On a short term basis, the atmosphere is a chaotic place, it is even affected by your breathing, and even the best weather models have long been understood not to make good predictions more that a few days, maybe hours, ahead. Think of a major league hitter. The arrival of the ball and the swinging of his bat are also chaotic and what happens on any particular swing can’t be predicted. If it could be, baseball would be boring. Some days a batter and pitcher are hot and some days not. But, owners successfully bet millions of dollars on long-term averages. Indeed, business decisions in general are based on the long-term behavior of consumers, not on what they do the next time they go shopping. Similarly, the inaccuracy of short-range weather models says nothing about that of long-range climate models. Let us not mix apples and oranges.

Those whose wealth is derived from this fossil-fueled economy are quite naturally appalled with the prospects of global warming. Addicts are famous for justifying themselves, and we Americans are surely addicted to the “needs” fossil fuel usage permit us to buy. If there is nothing else we humans are famous for, it is rationalization. We will firmly, absolutely believe certifiable nonsense, even if it means the deaths of ourselves and multitudes of others. Must I give you examples?

It seems to Earth scientists that those who deny global warming and our guilt are rationalizing without any supporting scientific evidence, only picking and choosing from others’ imperfect data. By contrast, since their own conclusions are tightly reviewed and because acting without due diligence would damage their reputations and employability, scientists tend to be very conservative with their assertions – of course, even they can be bought, as the petrochemical corporations are demonstrating.
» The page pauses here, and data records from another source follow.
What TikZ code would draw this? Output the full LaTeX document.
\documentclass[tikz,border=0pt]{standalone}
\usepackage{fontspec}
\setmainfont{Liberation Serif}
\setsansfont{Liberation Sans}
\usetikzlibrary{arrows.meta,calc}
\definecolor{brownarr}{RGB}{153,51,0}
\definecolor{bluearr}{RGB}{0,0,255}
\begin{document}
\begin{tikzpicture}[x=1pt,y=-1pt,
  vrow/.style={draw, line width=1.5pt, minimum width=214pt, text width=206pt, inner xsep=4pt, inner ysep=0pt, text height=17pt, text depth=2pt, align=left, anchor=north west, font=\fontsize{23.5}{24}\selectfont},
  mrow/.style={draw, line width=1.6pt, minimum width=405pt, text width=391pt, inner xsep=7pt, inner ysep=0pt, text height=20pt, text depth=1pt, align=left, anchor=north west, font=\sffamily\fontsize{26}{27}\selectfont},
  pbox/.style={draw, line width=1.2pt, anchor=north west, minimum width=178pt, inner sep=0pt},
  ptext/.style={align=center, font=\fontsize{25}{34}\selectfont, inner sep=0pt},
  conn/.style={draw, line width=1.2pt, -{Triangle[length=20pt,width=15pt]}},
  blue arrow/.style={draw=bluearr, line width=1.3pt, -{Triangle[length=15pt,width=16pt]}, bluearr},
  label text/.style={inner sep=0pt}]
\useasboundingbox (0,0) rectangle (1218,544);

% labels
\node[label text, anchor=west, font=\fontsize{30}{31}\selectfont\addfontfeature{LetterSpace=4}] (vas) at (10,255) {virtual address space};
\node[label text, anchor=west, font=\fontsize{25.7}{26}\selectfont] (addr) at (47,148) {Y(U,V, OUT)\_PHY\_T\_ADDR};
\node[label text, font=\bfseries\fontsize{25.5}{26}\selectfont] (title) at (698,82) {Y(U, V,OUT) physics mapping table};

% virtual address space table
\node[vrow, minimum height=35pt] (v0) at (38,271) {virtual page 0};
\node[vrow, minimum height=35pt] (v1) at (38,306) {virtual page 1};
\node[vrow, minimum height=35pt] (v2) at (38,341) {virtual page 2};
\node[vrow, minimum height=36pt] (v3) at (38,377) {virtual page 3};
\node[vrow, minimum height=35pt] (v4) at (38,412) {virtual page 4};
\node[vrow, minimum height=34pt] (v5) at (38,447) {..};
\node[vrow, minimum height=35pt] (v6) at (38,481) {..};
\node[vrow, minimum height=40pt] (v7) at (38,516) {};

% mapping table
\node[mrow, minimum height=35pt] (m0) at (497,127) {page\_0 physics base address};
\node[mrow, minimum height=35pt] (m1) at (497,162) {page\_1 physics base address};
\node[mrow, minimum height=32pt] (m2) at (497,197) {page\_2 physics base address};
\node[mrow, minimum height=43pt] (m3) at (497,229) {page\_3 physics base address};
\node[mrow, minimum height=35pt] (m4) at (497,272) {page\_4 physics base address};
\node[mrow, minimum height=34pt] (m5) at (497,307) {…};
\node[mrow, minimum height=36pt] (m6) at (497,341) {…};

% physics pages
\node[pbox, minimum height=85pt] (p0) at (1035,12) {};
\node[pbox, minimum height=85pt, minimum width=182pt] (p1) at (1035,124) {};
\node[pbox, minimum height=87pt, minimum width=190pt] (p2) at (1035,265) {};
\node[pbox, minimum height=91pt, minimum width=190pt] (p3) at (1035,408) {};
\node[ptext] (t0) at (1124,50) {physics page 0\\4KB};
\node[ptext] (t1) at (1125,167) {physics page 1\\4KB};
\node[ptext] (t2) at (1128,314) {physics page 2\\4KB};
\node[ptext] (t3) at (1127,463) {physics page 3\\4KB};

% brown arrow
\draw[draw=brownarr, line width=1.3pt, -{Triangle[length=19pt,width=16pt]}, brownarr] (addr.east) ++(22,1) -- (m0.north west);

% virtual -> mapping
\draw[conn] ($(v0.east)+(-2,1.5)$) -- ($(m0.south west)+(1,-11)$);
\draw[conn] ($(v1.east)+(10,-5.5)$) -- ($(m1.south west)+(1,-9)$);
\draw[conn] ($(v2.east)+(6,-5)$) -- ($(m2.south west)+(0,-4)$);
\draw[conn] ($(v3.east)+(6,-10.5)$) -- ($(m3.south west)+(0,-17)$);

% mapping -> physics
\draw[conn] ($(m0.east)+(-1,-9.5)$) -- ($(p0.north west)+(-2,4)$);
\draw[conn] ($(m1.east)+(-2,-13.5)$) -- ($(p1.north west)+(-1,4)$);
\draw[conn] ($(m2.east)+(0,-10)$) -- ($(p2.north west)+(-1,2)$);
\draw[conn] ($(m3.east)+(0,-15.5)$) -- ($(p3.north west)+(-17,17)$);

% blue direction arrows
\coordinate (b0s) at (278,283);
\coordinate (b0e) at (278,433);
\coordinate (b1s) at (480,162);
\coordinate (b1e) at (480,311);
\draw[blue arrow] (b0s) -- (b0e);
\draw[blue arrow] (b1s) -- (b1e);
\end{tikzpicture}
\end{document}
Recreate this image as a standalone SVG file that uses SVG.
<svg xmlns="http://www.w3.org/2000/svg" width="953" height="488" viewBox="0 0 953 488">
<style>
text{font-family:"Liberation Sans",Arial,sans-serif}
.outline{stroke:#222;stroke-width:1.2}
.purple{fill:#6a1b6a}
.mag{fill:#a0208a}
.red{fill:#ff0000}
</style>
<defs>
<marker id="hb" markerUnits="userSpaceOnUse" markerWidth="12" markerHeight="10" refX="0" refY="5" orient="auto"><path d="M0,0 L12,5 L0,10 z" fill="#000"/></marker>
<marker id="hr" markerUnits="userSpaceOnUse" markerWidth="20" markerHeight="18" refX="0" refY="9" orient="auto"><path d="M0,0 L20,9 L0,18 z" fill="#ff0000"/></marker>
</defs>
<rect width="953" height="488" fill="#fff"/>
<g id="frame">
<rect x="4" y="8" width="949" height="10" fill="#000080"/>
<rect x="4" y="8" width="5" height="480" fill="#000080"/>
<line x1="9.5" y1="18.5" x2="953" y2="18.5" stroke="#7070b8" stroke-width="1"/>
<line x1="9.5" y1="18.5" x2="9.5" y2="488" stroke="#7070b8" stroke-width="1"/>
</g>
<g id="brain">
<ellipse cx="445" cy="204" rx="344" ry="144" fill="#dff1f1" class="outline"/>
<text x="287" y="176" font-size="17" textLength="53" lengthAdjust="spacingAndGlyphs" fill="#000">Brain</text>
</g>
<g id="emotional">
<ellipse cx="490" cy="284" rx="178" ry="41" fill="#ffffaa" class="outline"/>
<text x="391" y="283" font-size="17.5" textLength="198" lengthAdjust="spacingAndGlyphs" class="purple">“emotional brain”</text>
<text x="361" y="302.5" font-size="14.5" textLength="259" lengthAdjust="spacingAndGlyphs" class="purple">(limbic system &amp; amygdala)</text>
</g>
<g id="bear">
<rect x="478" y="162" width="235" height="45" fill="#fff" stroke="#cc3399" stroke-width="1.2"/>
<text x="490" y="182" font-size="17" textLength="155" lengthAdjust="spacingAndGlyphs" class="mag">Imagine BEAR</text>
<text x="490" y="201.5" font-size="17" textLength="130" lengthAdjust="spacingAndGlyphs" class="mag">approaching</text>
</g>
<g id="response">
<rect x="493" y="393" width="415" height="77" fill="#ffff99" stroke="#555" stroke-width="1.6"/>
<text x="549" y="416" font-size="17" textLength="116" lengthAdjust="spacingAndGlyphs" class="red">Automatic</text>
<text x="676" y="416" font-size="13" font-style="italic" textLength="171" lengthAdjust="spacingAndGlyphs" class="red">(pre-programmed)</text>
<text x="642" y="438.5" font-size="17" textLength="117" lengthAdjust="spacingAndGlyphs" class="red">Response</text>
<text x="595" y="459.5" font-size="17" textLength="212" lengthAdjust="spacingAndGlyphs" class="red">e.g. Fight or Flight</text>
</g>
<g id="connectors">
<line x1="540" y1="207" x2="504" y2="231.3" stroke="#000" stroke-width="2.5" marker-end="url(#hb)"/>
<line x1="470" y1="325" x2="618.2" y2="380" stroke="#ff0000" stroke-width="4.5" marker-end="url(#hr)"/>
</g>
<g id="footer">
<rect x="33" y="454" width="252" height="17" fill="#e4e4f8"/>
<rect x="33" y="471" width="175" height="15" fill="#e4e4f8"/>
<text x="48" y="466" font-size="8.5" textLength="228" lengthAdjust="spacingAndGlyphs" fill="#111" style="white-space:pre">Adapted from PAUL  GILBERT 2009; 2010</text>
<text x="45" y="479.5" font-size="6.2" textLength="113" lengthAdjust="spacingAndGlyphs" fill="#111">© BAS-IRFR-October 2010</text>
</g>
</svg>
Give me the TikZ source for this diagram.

Let us suppose the concerns of Earth scientists have some validity, even if they haven’t “proved” their conclusions. How then should we act? Should we take the chance they may be right and act otherwise? Wouldn’t that be foolish? If you are old enough to remember how things once were a few decades ago, surely you must agree we’re otherwise trashing the Earth in many ways. Think only of fisheries. Do you consider that this can’t be true for the Earth’s climate? Yes, if we were to act with restraint, the economy fueled by corporate greed would suffer and we would have to explore more human- and Earth-friendly alternatives. Some of us still living remember when most of that stuff we now consider necessities didn’t exist, yet if anything people were generally happier. Would it be so dreadful if we had to give up our technical gismos and junk food and actually reacquaint ourselves with our neighbors, both human and otherwise? We might even get to liking ourselves?

Forty-five million years ago, a great global warming cataclysm occurred, with considerable evidence that increased atmospheric carbon dioxide was the trigger. Though deeply wounded, the living Earth survived and in due course again thrived. It seems likely to me this will be replayed, should we continue our flagrant ways. The question I pose, will the human species survive?